Mark Christian Wotte (born 16 December 1960) is a Dutch football manager and former player. Wotte has managed teams in the Netherlands, Egypt, Qatar, England and Romania, and has also worked for the Scottish Football Association.

==Playing career==
Wotte played for Sportclub Enschede and FC Twente Academy, The Netherlands U.17's, and 1st Team Football for Feyenoord, FC Vlaardingen, FC Den Haag and SVV in his native Netherlands. Injuries ended his career in 1986.

==Coaching and managerial career==
In 1996, Wotte was named manager of ADO Den Haag, where he stayed for two seasons, before signing for Utrecht (1997–2000). He later worked for Den Bosch, Willem II, the Royal Dutch Football Association, Feyenoord (technical director), and Ismaily in Egypt. He left Ismaily on 16 December 2006 due to family reasons, to return to the Netherlands to coach RKC Waalwijk before moving to Qatar to manage Al Ahli.

===Southampton===
Having initially been linked with Southampton in 2005, Wotte joined the club as part of the new management team in 2008, with particular responsibility for the development of Southampton's youth squad. He was appointed manager on 23 January 2009, replacing Jan Poortvliet. Southampton drew 2–2 against Norwich City in his first game in charge.
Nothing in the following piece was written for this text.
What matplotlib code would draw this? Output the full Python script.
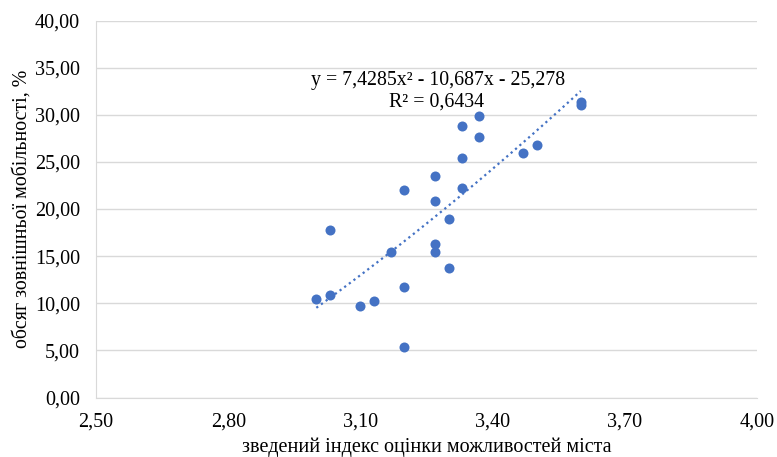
import numpy as np
import matplotlib.pyplot as plt

plt.rcParams['font.family'] = ['Liberation Serif', 'DejaVu Serif']

# дані: зведений індекс та обсяг зовнішньої мобільності
index_x = [3.00, 3.03, 3.03, 3.10, 3.13, 3.17, 3.20, 3.20, 3.20, 3.27, 3.27, 3.27,
           3.27, 3.30, 3.30, 3.33, 3.33, 3.33, 3.37, 3.37, 3.47, 3.50, 3.60, 3.60]
mobility_y = [10.4, 10.9, 17.8, 9.7, 10.2, 15.4, 22.0, 11.7, 5.4, 23.5, 20.8, 16.3,
              15.4, 18.9, 13.7, 28.8, 25.4, 22.2, 29.9, 27.6, 25.9, 26.8, 31.0, 31.3]
trend_coef = [7.4285, -10.687, -25.278]
eq_text = "y = 7,4285x² - 10,687x - 25,278"
r2_text = "R² = 0,6434"
x_ticks = [2.50, 2.80, 3.10, 3.40, 3.70, 4.00]
y_ticks = [0, 5, 10, 15, 20, 25, 30, 35, 40]

blue = '#4472C4'
W, H = 777, 457
left, right, top, bottom = 96, 757, 20.5, 397.5

fig = plt.figure(figsize=(W / 100, H / 100), dpi=100)
ax = fig.add_axes([left/W, 1 - bottom/H, (right-left)/W, (bottom-top)/H])

ax.scatter(index_x, mobility_y, s=52, color=blue, zorder=3, linewidths=0)

xs = np.linspace(min(index_x), max(index_x), 100)
ax.plot(xs, np.polyval(trend_coef, xs), color=blue, linestyle=(0, (1, 1.6)), linewidth=1.6, zorder=2)

# підпис лінії тренду (координати в пікселях від верхнього краю)
fig.text(438/W, 1 - 80/H, eq_text, fontsize=14.3, ha='center', va='center')
fig.text(437/W, 1 - 102/H, r2_text, fontsize=14.3, ha='center', va='center')

ax.set_xlim(2.5, 4.0)
ax.set_ylim(0, 40)
ax.set_xticks(x_ticks)
ax.set_yticks(y_ticks)
ax.set_xticklabels([f"{v:.2f}".replace('.', ',') for v in x_ticks])
ax.set_yticklabels([f"{v:.2f}".replace('.', ',') for v in y_ticks])
ax.tick_params(axis='x', length=0, labelsize=14.5, pad=11)
ax.tick_params(axis='y', length=0, labelsize=14.5, pad=11.5)
ax.grid(axis='y', color='#D9D9D9', linewidth=1)
ax.set_axisbelow(True)
for side in ['top', 'right']:
    ax.spines[side].set_visible(False)
ax.spines['left'].set_color('#D9D9D9')
ax.spines['bottom'].set_color('#D9D9D9')

ax.set_xlabel("зведений індекс оцінки можливостей міста", fontsize=14.5, va='center')
ax.xaxis.set_label_coords(0.5, (bottom - 447) / (bottom - top))
ax.set_ylabel("обсяг зовнішньої мобільності, %", fontsize=14.3, va='center')
ax.yaxis.set_label_coords((22 - left) / (right - left), 0.5)

fig.savefig("out.png", dpi=100)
Defeats against Sheffield United and Bristol City left the Saints in relegation trouble. Wins against Preston North End, Cardiff City and Ipswich Town gave Southampton hope, but the club went into administration, due to financial problems. Unable to steer them to safety, Southampton were relegated to League One, where they would start with the 10 point deduction at the start of the following season. Wotte left the club after it was taken over by Markus Liebherr in the summer of 2009.
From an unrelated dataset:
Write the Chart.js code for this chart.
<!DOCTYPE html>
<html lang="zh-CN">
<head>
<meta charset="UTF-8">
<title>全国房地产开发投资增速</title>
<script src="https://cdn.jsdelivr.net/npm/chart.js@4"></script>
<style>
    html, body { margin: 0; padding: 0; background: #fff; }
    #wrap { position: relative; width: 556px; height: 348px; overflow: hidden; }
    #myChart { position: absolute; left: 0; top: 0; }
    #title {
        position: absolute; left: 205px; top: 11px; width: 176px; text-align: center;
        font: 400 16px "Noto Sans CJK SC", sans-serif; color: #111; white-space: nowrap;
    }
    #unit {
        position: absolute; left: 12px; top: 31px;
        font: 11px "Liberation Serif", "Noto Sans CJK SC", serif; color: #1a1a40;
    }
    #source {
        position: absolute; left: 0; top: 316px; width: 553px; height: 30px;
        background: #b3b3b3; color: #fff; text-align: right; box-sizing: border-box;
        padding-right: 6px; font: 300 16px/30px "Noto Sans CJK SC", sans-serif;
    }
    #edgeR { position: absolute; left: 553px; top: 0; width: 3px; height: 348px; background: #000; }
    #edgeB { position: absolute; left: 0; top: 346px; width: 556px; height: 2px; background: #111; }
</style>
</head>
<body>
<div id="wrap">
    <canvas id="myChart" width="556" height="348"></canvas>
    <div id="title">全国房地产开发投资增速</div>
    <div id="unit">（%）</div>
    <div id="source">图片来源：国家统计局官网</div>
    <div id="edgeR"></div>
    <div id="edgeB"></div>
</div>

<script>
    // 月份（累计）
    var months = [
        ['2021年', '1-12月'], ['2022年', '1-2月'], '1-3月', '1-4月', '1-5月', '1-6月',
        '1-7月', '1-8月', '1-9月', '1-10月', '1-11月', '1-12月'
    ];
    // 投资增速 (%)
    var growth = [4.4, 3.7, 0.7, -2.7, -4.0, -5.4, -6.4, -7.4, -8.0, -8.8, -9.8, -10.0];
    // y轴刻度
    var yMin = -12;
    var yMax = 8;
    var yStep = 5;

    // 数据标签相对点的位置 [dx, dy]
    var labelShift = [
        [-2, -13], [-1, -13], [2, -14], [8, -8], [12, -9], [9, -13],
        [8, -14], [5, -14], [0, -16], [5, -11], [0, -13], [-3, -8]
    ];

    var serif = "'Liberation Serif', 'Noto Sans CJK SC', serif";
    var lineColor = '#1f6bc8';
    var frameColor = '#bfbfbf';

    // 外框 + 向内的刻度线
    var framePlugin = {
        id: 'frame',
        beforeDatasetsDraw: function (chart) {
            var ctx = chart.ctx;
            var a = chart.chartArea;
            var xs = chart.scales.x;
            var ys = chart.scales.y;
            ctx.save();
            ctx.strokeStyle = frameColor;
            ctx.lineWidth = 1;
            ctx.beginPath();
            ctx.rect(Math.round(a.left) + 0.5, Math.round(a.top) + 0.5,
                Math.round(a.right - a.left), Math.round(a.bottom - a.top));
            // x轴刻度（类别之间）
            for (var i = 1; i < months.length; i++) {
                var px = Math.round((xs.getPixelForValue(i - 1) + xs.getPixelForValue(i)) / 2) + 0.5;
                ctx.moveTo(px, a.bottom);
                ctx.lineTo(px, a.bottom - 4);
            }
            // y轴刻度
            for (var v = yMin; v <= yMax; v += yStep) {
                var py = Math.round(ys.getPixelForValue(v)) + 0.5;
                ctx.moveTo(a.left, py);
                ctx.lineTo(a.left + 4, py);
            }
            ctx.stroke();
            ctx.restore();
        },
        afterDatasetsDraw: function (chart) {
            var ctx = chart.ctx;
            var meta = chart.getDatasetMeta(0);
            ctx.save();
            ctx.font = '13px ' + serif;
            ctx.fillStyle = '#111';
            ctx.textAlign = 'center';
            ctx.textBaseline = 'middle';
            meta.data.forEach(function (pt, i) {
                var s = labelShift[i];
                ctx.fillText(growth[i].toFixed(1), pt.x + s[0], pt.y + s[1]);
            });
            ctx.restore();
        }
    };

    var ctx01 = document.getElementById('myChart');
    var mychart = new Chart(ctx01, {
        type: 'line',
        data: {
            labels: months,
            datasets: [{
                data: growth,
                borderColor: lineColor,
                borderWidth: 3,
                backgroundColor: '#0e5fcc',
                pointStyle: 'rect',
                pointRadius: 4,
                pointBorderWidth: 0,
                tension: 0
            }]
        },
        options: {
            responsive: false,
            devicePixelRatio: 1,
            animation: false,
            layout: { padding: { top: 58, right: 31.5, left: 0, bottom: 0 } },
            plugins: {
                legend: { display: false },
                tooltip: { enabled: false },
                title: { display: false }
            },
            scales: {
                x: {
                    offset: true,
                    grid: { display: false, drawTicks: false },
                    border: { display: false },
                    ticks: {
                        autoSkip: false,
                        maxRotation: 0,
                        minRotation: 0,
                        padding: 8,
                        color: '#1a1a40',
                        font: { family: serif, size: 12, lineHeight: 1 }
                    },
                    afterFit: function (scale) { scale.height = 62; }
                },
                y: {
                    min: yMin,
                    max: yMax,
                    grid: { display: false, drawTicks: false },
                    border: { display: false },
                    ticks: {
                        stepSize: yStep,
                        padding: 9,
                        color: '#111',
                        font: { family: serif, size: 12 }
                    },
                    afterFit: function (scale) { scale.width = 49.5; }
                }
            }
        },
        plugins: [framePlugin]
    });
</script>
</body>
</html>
===Universitatea Craiova===
Wotte signed a one-and-a-half-year contract with Romania's Liga I team Universitatea Craiova on 7 January 2010. He led the team on a good run, which contained victories against Rapid București, Vaslui, Poli Iași, Brașov and Astra Ploiești. However, after losing two home games, he was suspended on 10 May 2010 for 30 days, despite saving the team from relegation, being four points clear above the relegation zone. Following the suspension, Wotte got in a conflict with the Craiova's owner and left the club. In 2015 the CAS of FIFA decided the dismissal was injustice.

===Ismaily===
Wotte returned to Egyptian club Ismaily in June 2010. He coached his first competitive game on 18 July, in a game against Algerian side JS Kabylie in the 2010 CAF Champions League. After the public uproar in Egypt early 2011 causing temporarily postponing
of The Egyptian League Wotte stayed until April managing the team before returning to the Netherlands.

===Scottish FA===
Wotte was named as the first Performance Director and Technical Director of National Teams of the Scottish Football Association (SFA) on 23 June 2011. Wotte left the SFA in October 2014, having implemented most of the recommendations of a review conducted by Henry McLeish.

===Morocco FA===
On 1 December 2015, Wotte joined the Royal Moroccan Football Federation. He worked as the football federation's National Youth Teams Coach. He signed a four-year contract until 2020. He was responsible for players born 1997-1998 and 1999 with teams U20 and the Olympic Team U23.

In July 2017, he won for the first time since 2001 the football tournament at the 2017 Francophone Games in Abidjan by beating the home country CIV in the Final with the Morocco U20 team. In 2018 he won also gold medals with Morocco U15/16 in Algeria and Tunesia.

===Al Wahda===
In July 2020, Wotte signed a contract with Abu Dhabi side, Al Wahda, however due to the UAEFA postponing the Pro-League competition and after one training match, he was dismissed in September of the same year.